Beautifully hokey! The hour and a half duration flew by because of the absurd style. The plot was not written or communicated very well, but ran along the lines of a general heroic adventure story. The shallow characters fit this film very well, but would have been a detriment to any other piece. Dialogue and acting seemed like a "let's get this in one take" situation was happening. Like the plot, they were not written well. I thought the sets and costumes fit together very nicely. Everything was very colorful and bold. Camera-work was predictable, but showed what was going on decently. The shot compositions looked more like 1940s than 1970s. I'm thinking The Thief of Bagdad (1940). Same goes for the compositing work. Some people would say that the special effects were a joke, but I found that joke highly amusing. I would not want good special effects for this. The tiny models and sloppy compositing pretty much made the film for me. Audio was not too shabby. I could hear everything, but the music was mixed way too loud at some points. I would best describe the style as akin to Flash Gordon (1980) and Barbarella (1968). IMDB gives it 3.9/10, AllMovie has a 1.5/5 AllMovie rating with 3/5 user ratings and Rotten Tomatoes has 33% tomatometer with 38% audience score for an average of 40%. Although I agree that this is not classy or refined, it has such innocent charm that I would argue for a better grade. I rate it awesome. Only watch this if you know what I'm talking about and agree that B movies can be more fun than Hollywood blockbusters when seen from the correct perspective.

Predestination (2014)

An Australian science fiction thriller directed by Michael and Peter Spierig, starring Ethan Hawke.

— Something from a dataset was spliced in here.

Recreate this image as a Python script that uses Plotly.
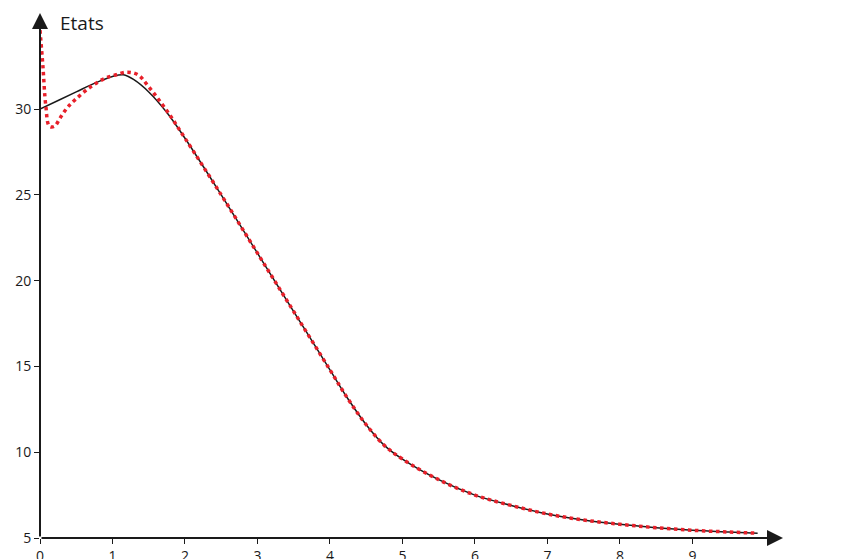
import plotly.graph_objects as go

# black curve (states)
x_etat = [0, 0.25, 0.5, 0.75, 1.0, 1.15, 1.3, 1.5, 1.75, 2.0, 2.5, 3.0, 3.5, 4.0, 4.25, 4.5, 4.75, 5.0, 5.5, 6.0, 6.5, 7.0, 7.5, 8.0, 8.5, 9.0, 9.5, 9.9]
y_etat = [30.0, 30.5, 31.0, 31.5, 31.9, 32.0, 31.7, 31.0, 29.8, 28.3, 25.0, 21.6, 18.2, 14.8, 13.1, 11.6, 10.4, 9.6, 8.4, 7.5, 6.9, 6.4, 6.05, 5.8, 5.6, 5.45, 5.35, 5.28]

# red dotted curve (estimate)
x_est = [0.0, 0.04, 0.08, 0.13, 0.2, 0.28, 0.38, 0.5, 0.7, 0.9, 1.05, 1.2, 1.35, 1.5, 1.75, 2.0, 2.5, 3.0, 3.5, 4.0, 4.25, 4.5, 4.75, 5.0, 5.5, 6.0, 6.5, 7.0, 7.5, 8.0, 8.5, 9.0, 9.5, 9.9]
y_est = [34.6, 32.5, 30.2, 29.0, 29.0, 29.5, 30.1, 30.6, 31.3, 31.8, 32.0, 32.15, 32.0, 31.3, 29.9, 28.3, 25.0, 21.6, 18.2, 14.8, 13.1, 11.6, 10.4, 9.6, 8.4, 7.5, 6.9, 6.4, 6.05, 5.8, 5.6, 5.45, 5.35, 5.28]

fig = go.Figure()
fig.add_trace(go.Scatter(x=x_etat, y=y_etat, mode="lines",
                         line=dict(color="#1a1a1a", width=1.5, shape="spline")))
fig.add_trace(go.Scatter(x=x_est, y=y_est, mode="lines",
                         line=dict(color="#e8202a", width=3.5, dash="dot", shape="spline")))

# axes drawn as arrows
fig.add_annotation(x=10.25, y=5, ax=0, ay=5, xref="x", yref="y", axref="x", ayref="y",
                   showarrow=True, arrowhead=2, arrowsize=1.6, arrowwidth=2, arrowcolor="#1a1a1a", text="")
fig.add_annotation(x=0, y=35.6, ax=0, ay=5, xref="x", yref="y", axref="x", ayref="y",
                   showarrow=True, arrowhead=2, arrowsize=1.6, arrowwidth=2, arrowcolor="#1a1a1a", text="")
fig.add_annotation(x=10.35, y=5.1, xref="x", yref="y", text="Temps", showarrow=False,
                   xanchor="left", yanchor="middle", font=dict(size=19, color="#1a1a1a"))
fig.add_annotation(x=0.25, y=35.0, xref="x", yref="y", text="Etats", showarrow=False,
                   xanchor="left", yanchor="middle", font=dict(size=19, color="#1a1a1a"))

fig.update_xaxes(range=[0, 10.25], tickvals=list(range(10)), ticks="outside", ticklen=5,
                 tickcolor="#1a1a1a", showgrid=False, zeroline=False, showline=False,
                 automargin=False, tickfont=dict(size=14))
fig.update_yaxes(range=[5, 35.6], tickvals=[5, 10, 15, 20, 25, 30], ticks="outside", ticklen=5,
                 tickcolor="#1a1a1a", showgrid=False, zeroline=False, showline=False,
                 automargin=False, tickfont=dict(size=14))
fig.update_layout(width=850, height=559, showlegend=False, plot_bgcolor="white", paper_bgcolor="white",
                  margin=dict(l=32, r=75, t=5, b=29),
                  font=dict(family="Open Sans", size=14, color="#1a1a1a"))
fig.write_html("out.html")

A writer walks into a bar and tells their life story to the bartender. The bartender then produces a time travel device and the plot gets strange.
This was pretty interesting for a few reasons. The hour and a half duration seemed too short to me because it left me wanting more. Pacing was relatively quick, but probably slower for the time period. The plot held my interest throughout, but the ending was inconclusive. Hence, why I wanted it to be longer. There was some ambiguity in characters, but that made it more interesting and ending more frustratingly inconclusive. I cared what happened to the people/person in the film and their story was developed. The dialogue and acting seemed natural and there was some narration in scenes when the story was being told which benefited the plot. Sets and costumes fit the varying times depicted, but mostly by being generic. Those that were more stylized almost looked out of place in contrast. I really liked the camera-work. There was good focus and exposure, but the compositions tended to be more centralized than I would have liked. Color correction/grading was done artfully and most of the scenes had a warmer color balance. The special effects were minimal and only happened at time jumps. Audio was of the time, but had a relatively good mix. Although the music and sound effects were louder than dialogue, I could hear what everyone was saying. This won 11 awards out of 30 nominations. IMDB rates it 7.5/10, Rotten Tomatoes has 84% tomatometer with 75% audience score and Metacritic has a 69% metascore for an average of 75.75% C grade. I disagree, arguing that it deserves a B+ at least. The interesting plot, good camera-work and artful color grading lead me to rate it awesome despite the inconclusive ending. Watch it!